Select every line holding the word "that" and copy it.

* Begin GIVEN DATA *

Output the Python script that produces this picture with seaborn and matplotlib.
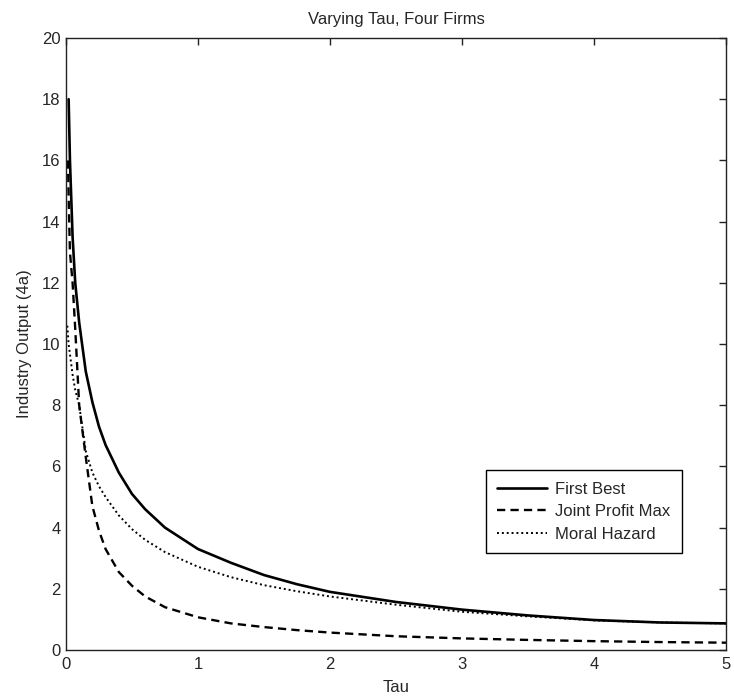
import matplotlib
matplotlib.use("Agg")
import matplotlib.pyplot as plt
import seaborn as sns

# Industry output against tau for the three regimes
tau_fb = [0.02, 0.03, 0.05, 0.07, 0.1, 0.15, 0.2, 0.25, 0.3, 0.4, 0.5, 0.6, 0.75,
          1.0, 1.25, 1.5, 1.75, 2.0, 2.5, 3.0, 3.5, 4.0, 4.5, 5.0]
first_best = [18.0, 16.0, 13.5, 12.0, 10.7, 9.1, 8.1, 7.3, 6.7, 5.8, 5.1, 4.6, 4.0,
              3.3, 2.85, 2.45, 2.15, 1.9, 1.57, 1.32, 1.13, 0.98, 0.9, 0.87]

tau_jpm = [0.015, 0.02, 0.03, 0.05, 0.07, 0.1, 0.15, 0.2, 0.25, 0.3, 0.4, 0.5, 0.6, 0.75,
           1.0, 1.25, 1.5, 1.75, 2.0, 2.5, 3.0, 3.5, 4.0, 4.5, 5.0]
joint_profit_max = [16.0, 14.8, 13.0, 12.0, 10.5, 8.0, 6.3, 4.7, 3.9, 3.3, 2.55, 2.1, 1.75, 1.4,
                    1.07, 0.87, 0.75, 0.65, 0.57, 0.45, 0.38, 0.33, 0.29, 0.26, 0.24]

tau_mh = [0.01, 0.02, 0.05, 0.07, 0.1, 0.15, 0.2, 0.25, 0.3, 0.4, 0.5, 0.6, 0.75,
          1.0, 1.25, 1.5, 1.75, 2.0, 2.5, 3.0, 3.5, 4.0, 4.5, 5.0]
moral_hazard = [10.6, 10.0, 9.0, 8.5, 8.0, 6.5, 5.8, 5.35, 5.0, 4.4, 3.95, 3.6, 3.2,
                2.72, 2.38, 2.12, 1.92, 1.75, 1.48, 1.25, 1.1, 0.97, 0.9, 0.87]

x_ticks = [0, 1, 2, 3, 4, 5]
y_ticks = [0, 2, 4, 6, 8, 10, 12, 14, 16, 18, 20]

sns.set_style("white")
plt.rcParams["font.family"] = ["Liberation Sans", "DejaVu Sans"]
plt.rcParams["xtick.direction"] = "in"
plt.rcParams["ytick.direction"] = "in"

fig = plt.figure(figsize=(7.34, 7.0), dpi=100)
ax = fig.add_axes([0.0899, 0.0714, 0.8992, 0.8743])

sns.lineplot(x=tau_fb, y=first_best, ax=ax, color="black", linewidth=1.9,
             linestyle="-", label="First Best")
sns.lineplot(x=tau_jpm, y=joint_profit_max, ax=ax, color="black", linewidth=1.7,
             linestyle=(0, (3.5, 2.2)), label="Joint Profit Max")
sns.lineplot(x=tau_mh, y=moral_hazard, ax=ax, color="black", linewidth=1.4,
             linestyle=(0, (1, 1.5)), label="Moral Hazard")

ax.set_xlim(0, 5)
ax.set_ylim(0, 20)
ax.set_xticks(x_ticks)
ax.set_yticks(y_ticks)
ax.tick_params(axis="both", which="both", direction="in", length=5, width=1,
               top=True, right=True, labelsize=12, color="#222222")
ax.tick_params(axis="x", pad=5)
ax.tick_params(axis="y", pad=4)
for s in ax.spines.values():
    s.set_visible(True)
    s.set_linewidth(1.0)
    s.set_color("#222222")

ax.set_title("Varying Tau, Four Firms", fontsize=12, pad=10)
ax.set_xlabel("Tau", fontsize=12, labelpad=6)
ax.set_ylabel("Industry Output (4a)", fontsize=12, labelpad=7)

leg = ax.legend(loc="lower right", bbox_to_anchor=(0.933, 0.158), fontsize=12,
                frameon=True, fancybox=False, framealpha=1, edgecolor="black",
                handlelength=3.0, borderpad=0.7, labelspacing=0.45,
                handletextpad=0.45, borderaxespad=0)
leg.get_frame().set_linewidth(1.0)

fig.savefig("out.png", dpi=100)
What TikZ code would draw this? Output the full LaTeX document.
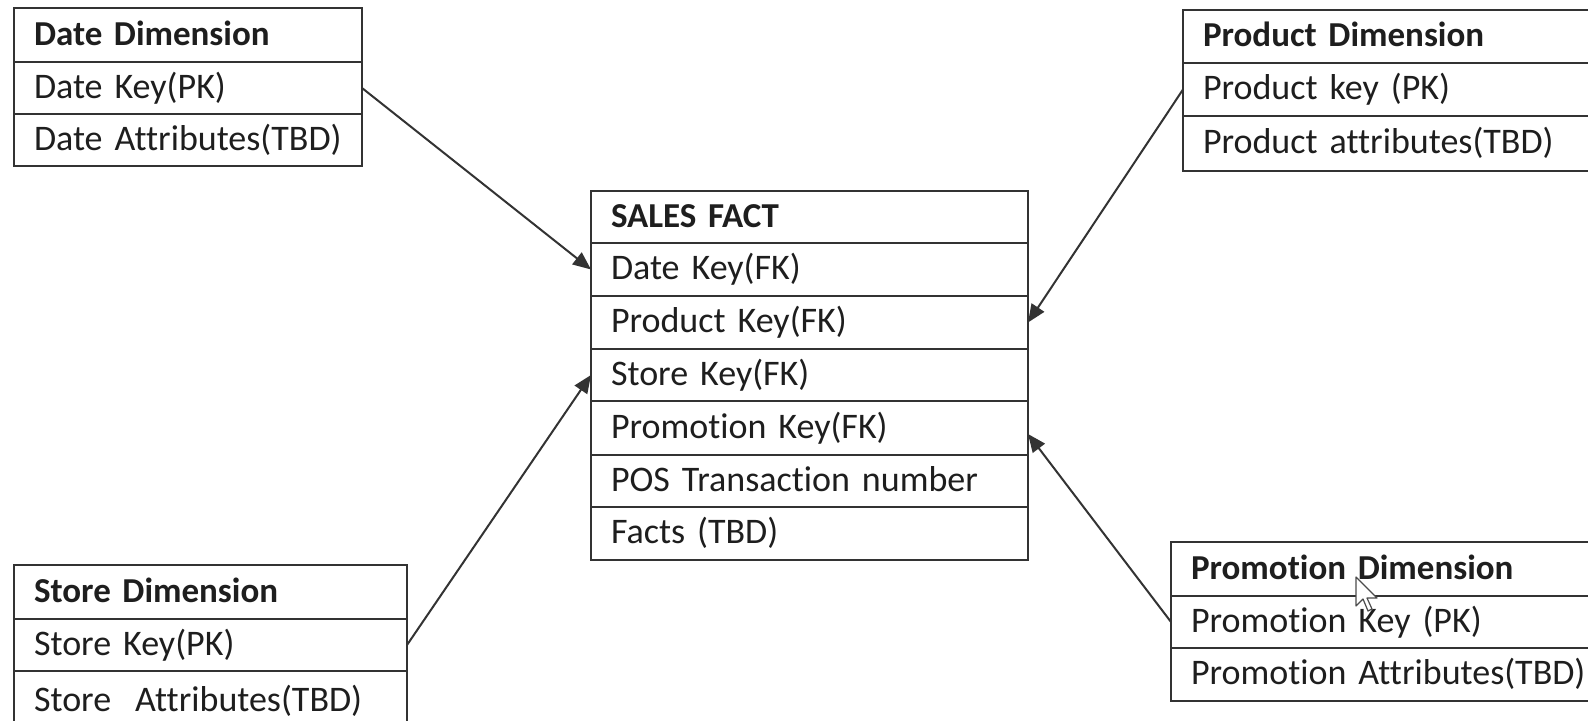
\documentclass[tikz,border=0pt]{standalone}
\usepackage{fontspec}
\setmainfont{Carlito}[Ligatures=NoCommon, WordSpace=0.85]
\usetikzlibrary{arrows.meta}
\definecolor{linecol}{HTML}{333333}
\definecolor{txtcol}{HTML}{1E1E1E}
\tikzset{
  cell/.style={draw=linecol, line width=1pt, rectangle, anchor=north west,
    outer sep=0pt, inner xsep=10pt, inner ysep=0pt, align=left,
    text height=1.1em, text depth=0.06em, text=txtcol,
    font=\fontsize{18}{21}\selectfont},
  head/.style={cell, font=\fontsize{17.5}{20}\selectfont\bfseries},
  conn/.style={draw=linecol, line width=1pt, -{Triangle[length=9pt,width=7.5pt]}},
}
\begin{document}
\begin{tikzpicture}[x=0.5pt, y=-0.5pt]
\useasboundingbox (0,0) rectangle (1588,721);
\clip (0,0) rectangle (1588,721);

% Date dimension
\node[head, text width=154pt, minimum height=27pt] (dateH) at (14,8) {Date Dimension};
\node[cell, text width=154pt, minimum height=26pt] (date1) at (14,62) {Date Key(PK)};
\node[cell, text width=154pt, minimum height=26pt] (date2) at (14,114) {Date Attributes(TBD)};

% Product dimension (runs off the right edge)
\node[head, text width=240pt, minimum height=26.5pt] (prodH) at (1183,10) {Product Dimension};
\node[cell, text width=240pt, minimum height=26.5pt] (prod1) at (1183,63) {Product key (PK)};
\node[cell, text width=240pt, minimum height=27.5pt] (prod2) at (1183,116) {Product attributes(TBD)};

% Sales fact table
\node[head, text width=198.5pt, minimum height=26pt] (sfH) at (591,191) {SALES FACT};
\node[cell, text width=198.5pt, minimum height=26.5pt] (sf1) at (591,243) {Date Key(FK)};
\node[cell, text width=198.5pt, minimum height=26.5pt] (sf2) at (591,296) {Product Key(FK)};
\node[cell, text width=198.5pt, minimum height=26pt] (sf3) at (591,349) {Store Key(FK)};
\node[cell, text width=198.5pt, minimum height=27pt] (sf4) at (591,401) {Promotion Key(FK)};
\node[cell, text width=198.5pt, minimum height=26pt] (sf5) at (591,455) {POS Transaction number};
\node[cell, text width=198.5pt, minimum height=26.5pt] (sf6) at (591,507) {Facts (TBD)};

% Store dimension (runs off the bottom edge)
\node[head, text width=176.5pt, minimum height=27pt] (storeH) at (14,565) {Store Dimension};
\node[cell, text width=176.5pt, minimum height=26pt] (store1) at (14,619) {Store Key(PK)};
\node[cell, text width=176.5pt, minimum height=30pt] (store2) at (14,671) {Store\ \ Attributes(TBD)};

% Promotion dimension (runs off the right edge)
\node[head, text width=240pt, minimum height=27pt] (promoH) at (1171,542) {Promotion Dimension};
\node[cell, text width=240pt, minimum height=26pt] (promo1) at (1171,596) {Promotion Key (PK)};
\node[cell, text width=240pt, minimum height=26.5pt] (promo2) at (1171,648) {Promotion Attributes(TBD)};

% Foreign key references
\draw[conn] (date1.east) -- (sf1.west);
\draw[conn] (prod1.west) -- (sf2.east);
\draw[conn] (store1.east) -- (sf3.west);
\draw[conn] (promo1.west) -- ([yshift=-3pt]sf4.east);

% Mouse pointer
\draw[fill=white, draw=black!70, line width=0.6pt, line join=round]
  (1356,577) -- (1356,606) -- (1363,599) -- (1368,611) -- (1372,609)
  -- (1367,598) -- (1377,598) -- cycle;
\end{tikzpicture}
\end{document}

* End GIVEN DATA *
* Begin GIVEN DATA *

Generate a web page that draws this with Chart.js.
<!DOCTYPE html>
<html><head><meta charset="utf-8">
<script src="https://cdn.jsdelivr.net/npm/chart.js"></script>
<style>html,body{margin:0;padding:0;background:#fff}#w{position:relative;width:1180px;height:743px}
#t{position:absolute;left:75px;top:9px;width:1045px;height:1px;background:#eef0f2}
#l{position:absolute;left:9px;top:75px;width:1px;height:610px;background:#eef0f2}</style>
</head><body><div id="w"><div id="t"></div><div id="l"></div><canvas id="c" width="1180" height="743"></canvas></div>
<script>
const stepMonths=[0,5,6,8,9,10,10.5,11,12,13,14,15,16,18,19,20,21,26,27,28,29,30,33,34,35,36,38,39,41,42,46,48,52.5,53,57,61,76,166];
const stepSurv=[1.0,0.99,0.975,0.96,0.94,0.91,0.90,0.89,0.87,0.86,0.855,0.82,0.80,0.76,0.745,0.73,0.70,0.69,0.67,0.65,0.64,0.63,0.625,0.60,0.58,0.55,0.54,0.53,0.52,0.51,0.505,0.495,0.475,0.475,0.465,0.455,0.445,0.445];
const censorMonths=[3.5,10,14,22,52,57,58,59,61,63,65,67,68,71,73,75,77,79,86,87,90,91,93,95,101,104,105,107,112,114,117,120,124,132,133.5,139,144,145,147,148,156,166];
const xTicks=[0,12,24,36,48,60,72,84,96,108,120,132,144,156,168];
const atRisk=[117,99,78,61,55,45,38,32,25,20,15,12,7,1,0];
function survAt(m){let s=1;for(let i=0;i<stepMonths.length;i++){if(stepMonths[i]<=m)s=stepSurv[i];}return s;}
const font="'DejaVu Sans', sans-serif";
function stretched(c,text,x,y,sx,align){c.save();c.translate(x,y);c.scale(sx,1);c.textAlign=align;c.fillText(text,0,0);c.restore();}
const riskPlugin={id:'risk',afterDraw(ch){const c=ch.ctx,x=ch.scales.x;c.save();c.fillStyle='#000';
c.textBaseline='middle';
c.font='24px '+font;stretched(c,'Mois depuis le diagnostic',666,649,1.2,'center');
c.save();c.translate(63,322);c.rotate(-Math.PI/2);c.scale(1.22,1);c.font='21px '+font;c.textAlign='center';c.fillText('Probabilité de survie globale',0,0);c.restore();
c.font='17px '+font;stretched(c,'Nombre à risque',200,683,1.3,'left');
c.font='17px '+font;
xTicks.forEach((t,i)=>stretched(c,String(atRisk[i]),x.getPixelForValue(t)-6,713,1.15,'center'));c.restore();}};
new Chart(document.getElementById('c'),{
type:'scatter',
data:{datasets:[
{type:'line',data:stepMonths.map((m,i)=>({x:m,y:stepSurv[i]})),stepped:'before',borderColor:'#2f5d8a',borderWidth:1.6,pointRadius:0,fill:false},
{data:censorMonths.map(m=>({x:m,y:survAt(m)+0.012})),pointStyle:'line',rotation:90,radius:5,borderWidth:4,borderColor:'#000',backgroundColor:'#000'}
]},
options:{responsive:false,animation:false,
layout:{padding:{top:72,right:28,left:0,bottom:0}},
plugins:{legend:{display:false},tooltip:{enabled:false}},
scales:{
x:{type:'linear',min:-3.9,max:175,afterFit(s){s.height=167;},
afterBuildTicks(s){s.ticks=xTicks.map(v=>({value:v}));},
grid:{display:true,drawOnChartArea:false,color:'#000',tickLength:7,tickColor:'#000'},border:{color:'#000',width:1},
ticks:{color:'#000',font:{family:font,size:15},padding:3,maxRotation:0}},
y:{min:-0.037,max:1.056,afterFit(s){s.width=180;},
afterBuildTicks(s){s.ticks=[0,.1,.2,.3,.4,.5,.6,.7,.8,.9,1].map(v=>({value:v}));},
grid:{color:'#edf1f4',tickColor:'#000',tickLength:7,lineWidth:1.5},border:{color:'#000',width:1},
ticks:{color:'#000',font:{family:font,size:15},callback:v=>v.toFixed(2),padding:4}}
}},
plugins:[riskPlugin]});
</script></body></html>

* End GIVEN DATA *

### RESULT FOR THIS EXERCISE
Output the Python script that produces this picture with seaborn and matplotlib.
Generate a web page that draws this with Chart.js.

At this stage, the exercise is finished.